A Bronx teacher fired after a student complained about her use of a racial slur says the whole thing is just a ridiculous case of meaning lost -- literally -- in translation.
Petrona Smith, 65, was a non-tenured teacher at the bilingual school PS 211 until March 2012, when she was fired after a student complained of being called "negro" and "a failure."
But Smith, who is black and a native of the West Indies, said the student misunderstood her meaning: she was using the word "negro," the word for the color black in Spanish, not an outmoded reference to an person of African descent.
“They haven’t even accounted for how absurd it is for someone who’s black to be using a racial slur to a student,” Shaun Reid, Smith’s attorney, told the New York Post. “Talk about context! There’s a lot of things wrong here.”
In court papers, Smith said she was teaching students how to say different colors, and even explained that the a black person in Spanish is called "moreno," not "negro." She also said she asked students who had failed a test to move to the back of the class, but had never called them failures.

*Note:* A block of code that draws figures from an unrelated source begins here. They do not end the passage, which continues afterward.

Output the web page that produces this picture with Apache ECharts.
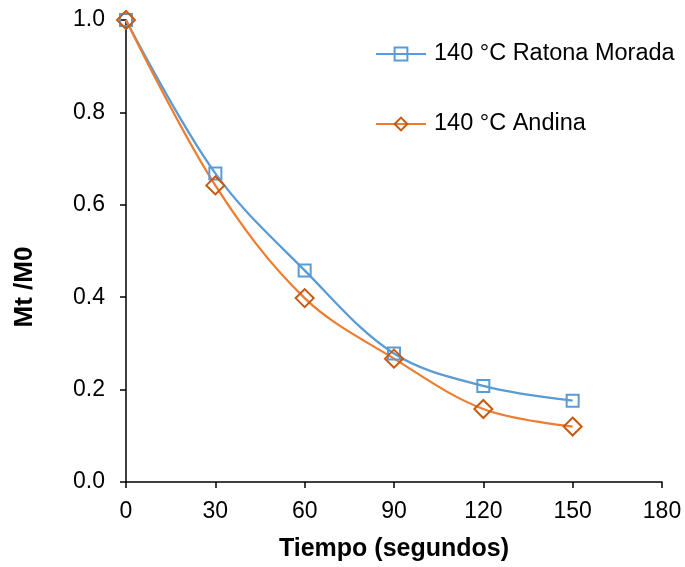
<!DOCTYPE html>
<html>
<head>
<meta charset="utf-8">
<script src="https://cdn.jsdelivr.net/npm/echarts@6/dist/echarts.min.js"></script>
<style>
  html, body { margin: 0; padding: 0; background: #fff; overflow: hidden; }
  #chart { width: 685px; height: 567px; }
</style>
</head>
<body>
<div id="chart"></div>
<script>
// Drying curve: moisture ratio vs time at 140 °C
const tiempo = [0, 30, 60, 90, 120, 150];
const ratonaMorada = [1.0, 0.668, 0.458, 0.278, 0.208, 0.176];
const andina = [1.0, 0.642, 0.398, 0.267, 0.158, 0.120];
const seriesNames = ['140 °C Ratona Morada', '140 °C Andina'];

const font = 'Arial, "Liberation Sans", sans-serif';
const pairs = (xs, ys) => xs.map((x, i) => [x, ys[i]]);

const chart = echarts.init(document.getElementById('chart'), null, { renderer: 'canvas', width: 685, height: 567 });
chart.setOption({
  animation: false,
  backgroundColor: '#ffffff',
  grid: { left: 126, width: 536, top: 20, height: 473, containLabel: false },
  legend: {
    orient: 'vertical',
    left: 375,
    top: 42,
    padding: 0,
    itemWidth: 50,
    itemHeight: 16,
    itemGap: 46,
    textStyle: { fontFamily: font, fontSize: 23.5, color: '#000', padding: [0, 0, 0, 3] },
    data: seriesNames
  },
  xAxis: {
    type: 'value',
    min: 0, max: 180, interval: 30,
    name: 'Tiempo (segundos)',
    nameLocation: 'middle',
    nameGap: 55,
    nameTextStyle: { fontFamily: font, fontSize: 25, fontWeight: 'bold', color: '#000' },
    axisLine: { show: true, onZero: false, lineStyle: { color: '#000', width: 1.5 } },
    axisTick: { show: true, inside: false, length: 6, lineStyle: { color: '#000', width: 1.5 } },
    axisLabel: { fontFamily: font, fontSize: 23, color: '#000', margin: 18 },
    splitLine: { show: false }
  },
  yAxis: {
    type: 'value',
    min: 0, max: 1, interval: 0.2,
    name: 'Mt /M0',
    nameLocation: 'middle',
    nameRotate: 90,
    nameGap: 88,
    nameTextStyle: { fontFamily: font, fontSize: 26, fontWeight: 'bold', color: '#000', padding: [0, 72, 0, 0] },
    axisLine: { show: true, onZero: false, lineStyle: { color: '#000', width: 1.5 } },
    axisTick: { show: true, inside: false, length: 6, lineStyle: { color: '#000', width: 1.5 } },
    axisLabel: { fontFamily: font, fontSize: 23, color: '#000', margin: 21,
                 formatter: v => v.toFixed(1) },
    splitLine: { show: false }
  },
  series: [
    {
      name: seriesNames[0],
      type: 'line',
      smooth: 0.35,
      data: pairs(tiempo, ratonaMorada),
      symbol: 'rect',
      symbolSize: 12,
      lineStyle: { color: '#5B9BD5', width: 2.25 },
      itemStyle: { color: 'rgba(255,255,255,0)', borderColor: '#5B9BD5', borderWidth: 2 }
    },
    {
      name: seriesNames[1],
      type: 'line',
      smooth: 0.35,
      data: pairs(tiempo, andina),
      symbol: 'diamond',
      symbolSize: 18,
      lineStyle: { color: '#ED7D31', width: 2.25 },
      itemStyle: { color: 'rgba(255,255,255,0)', borderColor: '#C55A11', borderWidth: 2 }
    }
  ]
});
</script>
</body>
</html>
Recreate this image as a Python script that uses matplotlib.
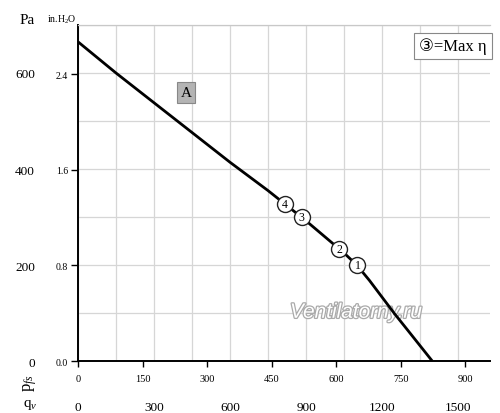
import matplotlib
matplotlib.use("Agg")
import matplotlib.pyplot as plt
import matplotlib.patheffects as pe

plt.rcParams['font.family'] = ['Liberation Serif', 'DejaVu Sans']
plt.rcParams['mathtext.fontset'] = 'custom'
plt.rcParams['mathtext.rm'] = 'Liberation Serif'
plt.rcParams['mathtext.it'] = 'Liberation Serif:italic'

# fan curve, flow in m3/h, static pressure in Pa
flow_m3h = [0, 150, 300, 450, 600, 750, 900, 1050, 1100, 1150, 1200, 1250, 1300, 1398]
pressure_pa = [665, 600, 538, 476, 414, 355, 292, 225, 200, 168, 133, 98, 65, 0]

# numbered operating points (3 = max efficiency)
point_ids = ["4", "3", "2", "1"]
point_flow = [817, 883, 1032, 1103]
point_pa = [327, 299, 233, 199]

pa_ticks = [0, 200, 400, 600]
inh2o_ticks = [0.0, 0.8, 1.6, 2.4]
m3h_ticks = [0, 300, 600, 900, 1200, 1500]
cfm_ticks = [0, 150, 300, 450, 600, 750, 900]

PA_PER_INH2O = 249.09
M3H_PER_CFM = 1.699

fig = plt.figure(figsize=(5.0, 4.14), dpi=100)
ax = fig.add_axes([0.156, 0.1256, 0.824, 0.8116])
ax.set_xlim(0, 1626)
ax.set_ylim(0, 700)

# grid every 150 m3/h and 100 Pa
ax.set_xticks(m3h_ticks)
ax.set_xticks([150, 450, 750, 1050, 1350], minor=True)
ax.set_yticks(pa_ticks)
ax.set_yticks([100, 300, 500, 700], minor=True)
ax.grid(True, which='both', color='#d6d6d6', lw=0.9)
ax.set_axisbelow(True)
ax.tick_params(axis='x', which='both', length=0, pad=29, labelsize=9.5)
ax.tick_params(axis='y', which='both', length=0, pad=31, labelsize=9.5)

ax.spines['top'].set_color('#c8c8c8')
ax.spines['top'].set_linewidth(0.9)
ax.spines['right'].set_visible(False)
for side in ['left', 'bottom']:
    ax.spines[side].set_color('black')
    ax.spines[side].set_linewidth(1.4)

# second scales: in.H2O and CFM
ax_in = ax.secondary_yaxis('left', functions=(lambda p: p / PA_PER_INH2O,
                                              lambda v: v * PA_PER_INH2O))
ax_in.set_yticks(inh2o_ticks)
ax_in.set_yticklabels([f"{v:.1f}" for v in inh2o_ticks])
ax_in.tick_params(length=5, width=1.0, pad=2, labelsize=7)
ax_in.spines['left'].set_visible(False)

ax_cfm = ax.secondary_xaxis('bottom', functions=(lambda q: q / M3H_PER_CFM,
                                                 lambda c: c * M3H_PER_CFM))
ax_cfm.set_xticks(cfm_ticks)
ax_cfm.tick_params(length=4, width=1.0, pad=5, labelsize=7.5)
ax_cfm.spines['bottom'].set_visible(False)

ax.plot(flow_m3h, pressure_pa, color='black', lw=2.0, solid_capstyle='butt', zorder=3)

for pid, q, p in zip(point_ids, point_flow, point_pa):
    ax.plot(q, p, 'o', ms=11.5, mfc='white', mec='#222222', mew=1.0, zorder=4)
    ax.text(q, p, pid, fontsize=8.5, ha='center', va='center', zorder=5)

ax.text(426, 560, "A", fontsize=11, ha='center', va='center', zorder=5,
        bbox=dict(boxstyle='square,pad=0.25', fc='#b4b4b4', ec='#888888', lw=0.8))

ax.text(0.993, 0.9375, "\u2462=Max \u03b7", transform=ax.transAxes, fontsize=12,
        ha='right', va='center', zorder=5,
        bbox=dict(boxstyle='square,pad=0.3', fc='white', ec='#888888', lw=0.8))

ax.text(0.675, 0.145, "Ventilatorny.ru", transform=ax.transAxes, fontsize=15,
        family='Liberation Sans', style='italic', color='white', ha='center',
        va='center', zorder=2,
        path_effects=[pe.withStroke(linewidth=1.8, foreground='#aaaaaa')])

# axis unit labels
fig.text(27 / 500, 1 - 20 / 414, "Pa", fontsize=11, ha='center', va='center')
fig.text(62 / 500, 1 - 20 / 414, "in.H$_2$O", fontsize=7, ha='center', va='center')
fig.text(30 / 500, 1 - 383 / 414, "p$_{fs}$", fontsize=12, rotation=90,
         ha='center', va='center')
fig.text(30 / 500, 1 - 405 / 414, "q$_v$", fontsize=11, ha='center', va='center')

fig.savefig("out.png", dpi=100)
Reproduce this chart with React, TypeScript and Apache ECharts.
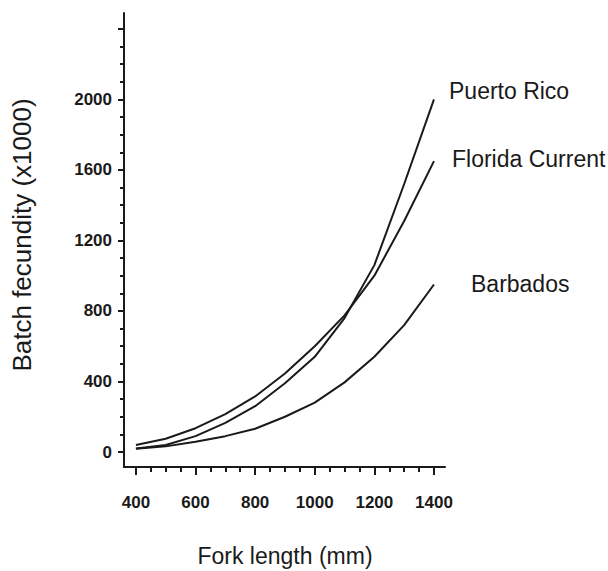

Smith detailed the abuse she claims she often suffered at the hands of her students, who, according to her claims filed in court, called her "f***ing monkey," "cockroach" and "n****r." Smith said she had always risen above their insults.
The investigation leading to her termination relied on the word of four 7th-grade students, even though one of the student's parents admitted he had lied.
Smith, who has been unable to to find work since she was fired, has sued for wrongful termination. The school district has so far refused to comment on the case.